In [2]:
# using findspark to get jupyter notebook to recognize spark
import findspark
findspark.init()

In [3]:
# loading the articles csv
from pyspark.sql import SQLContext
from pyspark import SparkContext
sc =SparkContext()
sqlContext = SQLContext(sc)
data = sqlContext.read.format('com.databricks.spark.csv').options(header='true', inferschema='true').load('./data/shuffled_articles.csv')

In [4]:
# checking the data
data.show(5)

+--------------------+--------+
|        article_text|category|
+--------------------+--------+
|PhotoGood morning...|politics|
|A version of this...|  sports|
|GLENN KENNY The o...|  movies|
|Federal accident ...|business|
|Ken Hechler, a le...|politics|
+--------------------+--------+
only showing top 5 rows



In [5]:
# look at the schema
data.printSchema()

root
 |-- article_text: string (nullable = true)
 |-- category: string (nullable = true)



In [6]:
# look at the categories
from pyspark.sql.functions import col
#data.groupBy("category").count().orderBy(col("count").desc()).show()

In [7]:
# tokenize and get vectors

from pyspark.ml.feature import RegexTokenizer, StopWordsRemover, CountVectorizer
from pyspark.ml.classification import LogisticRegression

# regular expression tokenizer
regexTokenizer = RegexTokenizer(inputCol="article_text", outputCol="words", pattern="\\W")

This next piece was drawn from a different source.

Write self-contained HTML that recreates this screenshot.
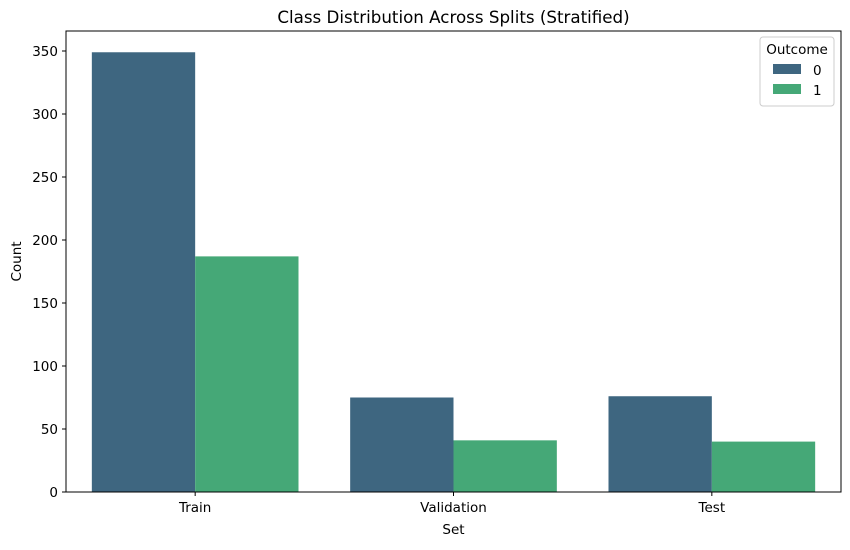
<!DOCTYPE html>
<html><head><meta charset="utf-8"><style>
body{margin:0;background:#fff;font-family:"Liberation Sans","DejaVu Sans",sans-serif;}
svg text{font-family:"DejaVu Sans","Liberation Sans",sans-serif;}
</style></head><body>
<svg id="chart" width="850" height="545" xmlns="http://www.w3.org/2000/svg"></svg>
<script>
const categories = ["Train","Validation","Test"];
const series0 = [349, 75, 76];
const series1 = [187, 41, 40];
const yTicks = [0,50,100,150,200,250,300,350];
const colors = ["#3e6680","#45a877"];
const L=66, R=841, T=31, B=492, yMax=350, yTop=51;
const ns="http://www.w3.org/2000/svg";
const svg=document.getElementById('chart');
function y(v){return B-(B-yTop)*v/yMax;}
const bw=(R-L)/categories.length;
function xc(i){return L+bw*(i+0.5);}
function mk(tag,attrs,parent){const e=document.createElementNS(ns,tag);for(const k in attrs)e.setAttribute(k,attrs[k]);(parent||svg).appendChild(e);return e;}
function txt(s,attrs){const e=mk('text',attrs);e.textContent=s;return e;}
const t=txt("Class Distribution Across Splits (Stratified)",{x:(L+R)/2,y:23,'text-anchor':'middle','font-size':16.7});


const barW=bw*0.4;
[series0,series1].forEach((s,si)=>{
  s.forEach((v,i)=>{
    const x=xc(i)-barW+si*barW;
    const r=mk('rect',{x:x,y:y(v),width:barW,height:B-y(v),fill:colors[si]});
    
    
  });
});
const frame=mk('rect',{x:L,y:T,width:R-L,height:B-T,fill:'none',stroke:'#000','stroke-width':1});


yTicks.forEach(v=>{
  mk('line',{x1:L-4,x2:L,y1:y(v),y2:y(v),stroke:'#000'});
  const e=txt(String(v),{x:L-8,y:y(v)+5,'text-anchor':'end','font-size':13.5});
  
  
});
categories.forEach((c,i)=>{
  mk('line',{x1:xc(i),x2:xc(i),y1:B,y2:B+4,stroke:'#000'});
  const e=txt(c,{x:xc(i),y:B+20,'text-anchor':'middle','font-size':13.5});
  
  
});
const xt=txt("Set",{x:(L+R)/2,y:534,'text-anchor':'middle','font-size':13.5});


const yt=txt("Count",{x:0,y:0,'text-anchor':'middle','font-size':13.5,transform:`translate(21,${(T+B)/2}) rotate(-90)`});


const lg=mk('g',{});


mk('rect',{x:760,y:37,width:74,height:69,rx:3,fill:'#fff','fill-opacity':0.8,stroke:'#ccc'},lg);
const lt=mk('text',{x:797,y:54,'text-anchor':'middle','font-size':13.5},lg);lt.textContent="Outcome";
["0","1"].forEach((n,k)=>{
  const r=mk('rect',{x:773,y:64+k*20,width:28,height:10,fill:colors[k]},lg);
  
  
  const e=mk('text',{x:813,y:75+k*20,'font-size':13.5},lg);e.textContent=n;
});
</script>
</body></html>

# getting stop words from nltk corpus
from nltk.corpus import stopwords
add_stop_words = list(set(stopwords.words('english')))

stopwordsRemover = StopWordsRemover(inputCol="words", outputCol="filtered").setStopWords(add_stop_words)

# bag of words count
countVectors = CountVectorizer(inputCol="filtered", outputCol="features", vocabSize=10000, minDF=5)

In [8]:
from pyspark.ml import Pipeline
from pyspark.ml.feature import OneHotEncoder, StringIndexer, VectorAssembler

# setting up the pipeline
label_stringIdx = StringIndexer(inputCol = "category", outputCol = "label")
pipeline = Pipeline(stages=[regexTokenizer, stopwordsRemover, countVectors, label_stringIdx])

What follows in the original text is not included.